**Dataset section**
= = =

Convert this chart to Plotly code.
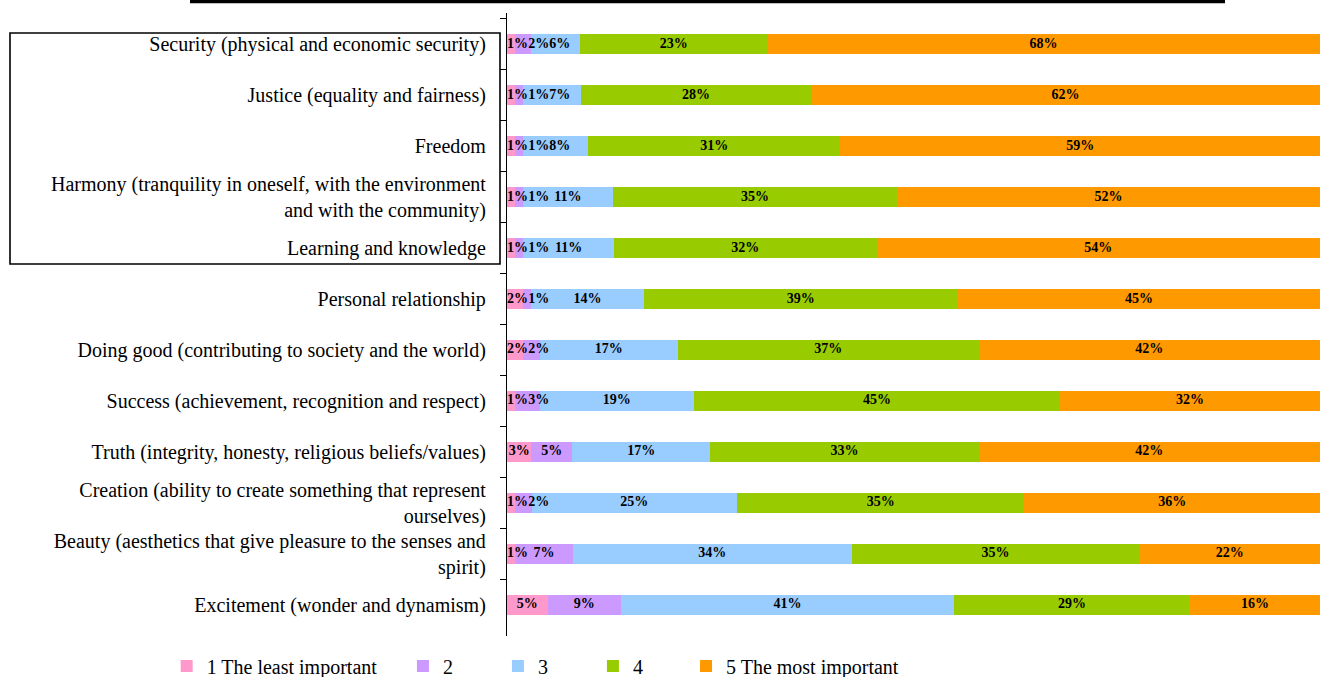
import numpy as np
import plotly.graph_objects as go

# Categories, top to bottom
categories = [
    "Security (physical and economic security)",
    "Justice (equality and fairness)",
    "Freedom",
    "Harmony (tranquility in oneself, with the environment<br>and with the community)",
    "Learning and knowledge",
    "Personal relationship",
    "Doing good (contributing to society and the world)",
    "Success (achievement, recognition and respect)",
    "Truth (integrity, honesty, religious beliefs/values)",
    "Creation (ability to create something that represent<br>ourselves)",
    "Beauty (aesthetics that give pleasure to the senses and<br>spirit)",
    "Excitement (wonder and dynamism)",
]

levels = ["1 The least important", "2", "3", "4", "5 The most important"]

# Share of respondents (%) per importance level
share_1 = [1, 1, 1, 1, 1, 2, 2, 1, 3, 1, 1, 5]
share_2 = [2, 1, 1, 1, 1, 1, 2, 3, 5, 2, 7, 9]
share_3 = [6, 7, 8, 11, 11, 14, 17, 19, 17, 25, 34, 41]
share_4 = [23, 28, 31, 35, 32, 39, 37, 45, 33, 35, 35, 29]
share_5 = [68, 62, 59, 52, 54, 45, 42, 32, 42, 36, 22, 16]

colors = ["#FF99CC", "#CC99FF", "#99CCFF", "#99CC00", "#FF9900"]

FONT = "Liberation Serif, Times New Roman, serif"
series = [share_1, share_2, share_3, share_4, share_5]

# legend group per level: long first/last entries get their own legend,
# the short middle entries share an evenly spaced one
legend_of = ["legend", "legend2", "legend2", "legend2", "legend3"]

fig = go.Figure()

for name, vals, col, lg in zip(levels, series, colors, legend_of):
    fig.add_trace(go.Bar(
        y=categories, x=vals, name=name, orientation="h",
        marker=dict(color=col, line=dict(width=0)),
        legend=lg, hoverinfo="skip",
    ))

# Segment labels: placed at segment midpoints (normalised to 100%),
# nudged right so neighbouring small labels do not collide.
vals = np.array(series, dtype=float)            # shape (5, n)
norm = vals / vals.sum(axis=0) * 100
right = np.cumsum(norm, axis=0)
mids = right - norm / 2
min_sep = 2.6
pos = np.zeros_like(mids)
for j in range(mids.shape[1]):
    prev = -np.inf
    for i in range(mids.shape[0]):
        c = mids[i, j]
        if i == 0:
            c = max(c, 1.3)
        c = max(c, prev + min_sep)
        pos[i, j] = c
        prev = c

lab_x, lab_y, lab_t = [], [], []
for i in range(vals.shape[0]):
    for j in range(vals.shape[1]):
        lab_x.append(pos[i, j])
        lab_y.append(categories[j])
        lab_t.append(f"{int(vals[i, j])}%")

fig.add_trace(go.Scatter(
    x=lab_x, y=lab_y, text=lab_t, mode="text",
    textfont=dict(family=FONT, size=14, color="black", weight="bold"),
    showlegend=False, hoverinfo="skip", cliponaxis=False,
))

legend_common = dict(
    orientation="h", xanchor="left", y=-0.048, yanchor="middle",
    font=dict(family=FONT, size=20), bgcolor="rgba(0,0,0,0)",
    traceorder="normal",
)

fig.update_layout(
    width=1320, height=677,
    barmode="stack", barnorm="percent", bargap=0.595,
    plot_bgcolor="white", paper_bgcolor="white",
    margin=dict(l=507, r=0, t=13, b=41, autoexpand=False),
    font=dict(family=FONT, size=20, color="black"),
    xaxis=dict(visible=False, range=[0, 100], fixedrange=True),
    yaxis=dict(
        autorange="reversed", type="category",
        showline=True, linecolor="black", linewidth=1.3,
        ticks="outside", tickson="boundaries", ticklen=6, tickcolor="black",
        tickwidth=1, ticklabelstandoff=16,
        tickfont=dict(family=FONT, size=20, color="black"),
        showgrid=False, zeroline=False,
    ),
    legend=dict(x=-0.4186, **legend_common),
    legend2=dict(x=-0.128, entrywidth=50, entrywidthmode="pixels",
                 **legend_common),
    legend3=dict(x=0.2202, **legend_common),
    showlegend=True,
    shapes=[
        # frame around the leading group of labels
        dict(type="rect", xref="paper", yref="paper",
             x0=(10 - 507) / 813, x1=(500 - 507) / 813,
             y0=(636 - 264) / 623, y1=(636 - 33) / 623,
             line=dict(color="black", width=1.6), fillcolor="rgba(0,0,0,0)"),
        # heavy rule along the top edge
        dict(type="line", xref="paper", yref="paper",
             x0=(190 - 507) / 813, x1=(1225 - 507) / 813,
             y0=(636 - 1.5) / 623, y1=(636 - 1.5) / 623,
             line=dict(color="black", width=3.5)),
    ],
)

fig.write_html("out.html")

= = =

Reproduce the data above word for word from its first line through the line that holds "import plotly.graph_objects as go", both ends included; skip pictures.

**Task answer**
Convert this chart to Plotly code.
import numpy as np
import plotly.graph_objects as go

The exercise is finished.